> [What you have to do]: Starting with the first line of the listing, quote each line exactly until and including the one with "plt.rcParams['mathtext.it'] = 'Liberation", leaving pictures out.

> [Data]:
++++++++++
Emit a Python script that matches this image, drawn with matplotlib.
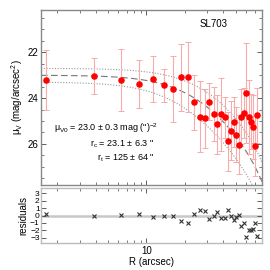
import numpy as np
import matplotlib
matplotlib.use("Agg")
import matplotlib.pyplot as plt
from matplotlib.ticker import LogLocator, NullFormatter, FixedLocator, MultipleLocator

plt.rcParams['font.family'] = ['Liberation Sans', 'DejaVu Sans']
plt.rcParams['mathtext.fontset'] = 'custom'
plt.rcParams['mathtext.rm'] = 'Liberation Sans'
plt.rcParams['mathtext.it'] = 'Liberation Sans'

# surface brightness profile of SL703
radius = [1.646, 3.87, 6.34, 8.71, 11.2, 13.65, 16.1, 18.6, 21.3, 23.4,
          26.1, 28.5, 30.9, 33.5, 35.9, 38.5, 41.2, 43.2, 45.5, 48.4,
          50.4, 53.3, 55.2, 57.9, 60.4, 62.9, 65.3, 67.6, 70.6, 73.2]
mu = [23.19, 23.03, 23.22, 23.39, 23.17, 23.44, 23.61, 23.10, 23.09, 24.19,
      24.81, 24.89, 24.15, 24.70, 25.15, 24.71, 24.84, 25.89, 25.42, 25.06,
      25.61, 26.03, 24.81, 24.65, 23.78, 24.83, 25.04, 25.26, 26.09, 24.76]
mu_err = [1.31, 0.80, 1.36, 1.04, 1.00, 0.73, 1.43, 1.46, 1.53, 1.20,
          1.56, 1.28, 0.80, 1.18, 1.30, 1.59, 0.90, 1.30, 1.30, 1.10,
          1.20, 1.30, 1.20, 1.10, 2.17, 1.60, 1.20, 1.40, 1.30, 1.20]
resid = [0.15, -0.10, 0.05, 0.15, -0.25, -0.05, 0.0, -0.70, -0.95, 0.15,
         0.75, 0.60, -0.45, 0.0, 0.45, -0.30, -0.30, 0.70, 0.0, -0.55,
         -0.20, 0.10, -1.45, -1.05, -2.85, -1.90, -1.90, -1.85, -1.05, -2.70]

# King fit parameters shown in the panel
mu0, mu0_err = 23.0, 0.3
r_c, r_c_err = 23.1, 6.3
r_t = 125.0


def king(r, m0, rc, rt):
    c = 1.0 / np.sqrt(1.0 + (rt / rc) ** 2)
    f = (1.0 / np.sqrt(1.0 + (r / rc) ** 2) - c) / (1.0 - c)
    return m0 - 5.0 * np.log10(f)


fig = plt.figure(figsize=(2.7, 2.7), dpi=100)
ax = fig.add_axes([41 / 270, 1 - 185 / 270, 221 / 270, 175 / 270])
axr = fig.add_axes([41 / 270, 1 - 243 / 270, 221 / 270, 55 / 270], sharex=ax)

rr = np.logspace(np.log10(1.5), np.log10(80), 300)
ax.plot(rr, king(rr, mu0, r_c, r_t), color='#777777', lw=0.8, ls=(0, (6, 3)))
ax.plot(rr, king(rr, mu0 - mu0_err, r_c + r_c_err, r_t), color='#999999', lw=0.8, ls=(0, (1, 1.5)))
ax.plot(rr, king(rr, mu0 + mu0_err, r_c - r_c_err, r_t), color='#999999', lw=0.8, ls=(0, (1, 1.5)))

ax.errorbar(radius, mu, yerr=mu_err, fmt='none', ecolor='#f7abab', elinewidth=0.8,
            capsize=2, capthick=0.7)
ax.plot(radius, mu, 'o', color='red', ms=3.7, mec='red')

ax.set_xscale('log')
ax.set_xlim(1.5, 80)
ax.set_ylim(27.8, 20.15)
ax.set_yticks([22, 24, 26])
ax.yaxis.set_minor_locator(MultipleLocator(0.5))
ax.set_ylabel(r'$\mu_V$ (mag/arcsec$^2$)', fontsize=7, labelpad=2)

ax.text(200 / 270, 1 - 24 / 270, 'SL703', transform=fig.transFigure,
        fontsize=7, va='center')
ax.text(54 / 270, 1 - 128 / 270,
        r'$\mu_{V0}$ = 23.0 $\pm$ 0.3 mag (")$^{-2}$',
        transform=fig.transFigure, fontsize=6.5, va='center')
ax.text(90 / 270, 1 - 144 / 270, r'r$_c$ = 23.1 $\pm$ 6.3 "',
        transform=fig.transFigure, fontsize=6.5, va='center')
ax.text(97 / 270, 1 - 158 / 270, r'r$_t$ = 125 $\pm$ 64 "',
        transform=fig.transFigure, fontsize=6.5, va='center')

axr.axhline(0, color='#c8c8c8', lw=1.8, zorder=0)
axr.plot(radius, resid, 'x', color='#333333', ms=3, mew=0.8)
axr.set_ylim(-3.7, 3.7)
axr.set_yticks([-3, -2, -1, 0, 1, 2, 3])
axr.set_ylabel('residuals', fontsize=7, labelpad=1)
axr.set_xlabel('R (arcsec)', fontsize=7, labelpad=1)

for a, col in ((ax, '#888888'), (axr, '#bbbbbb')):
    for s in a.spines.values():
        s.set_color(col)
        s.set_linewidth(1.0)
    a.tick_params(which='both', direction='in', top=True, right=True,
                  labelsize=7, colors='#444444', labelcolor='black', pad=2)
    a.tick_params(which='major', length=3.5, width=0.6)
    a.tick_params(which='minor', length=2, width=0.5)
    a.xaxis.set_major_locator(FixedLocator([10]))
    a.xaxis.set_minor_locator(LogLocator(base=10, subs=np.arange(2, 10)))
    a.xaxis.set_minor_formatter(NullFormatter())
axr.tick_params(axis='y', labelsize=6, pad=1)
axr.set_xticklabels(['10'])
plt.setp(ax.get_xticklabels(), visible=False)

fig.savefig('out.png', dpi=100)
++++++++++
> [Result of this exercise]:
Emit a Python script that matches this image, drawn with matplotlib.
import numpy as np
import matplotlib
matplotlib.use("Agg")
import matplotlib.pyplot as plt
from matplotlib.ticker import LogLocator, NullFormatter, FixedLocator, MultipleLocator

plt.rcParams['font.family'] = ['Liberation Sans', 'DejaVu Sans']
plt.rcParams['mathtext.fontset'] = 'custom'
plt.rcParams['mathtext.rm'] = 'Liberation Sans'
plt.rcParams['mathtext.it'] = 'Liberation Sans'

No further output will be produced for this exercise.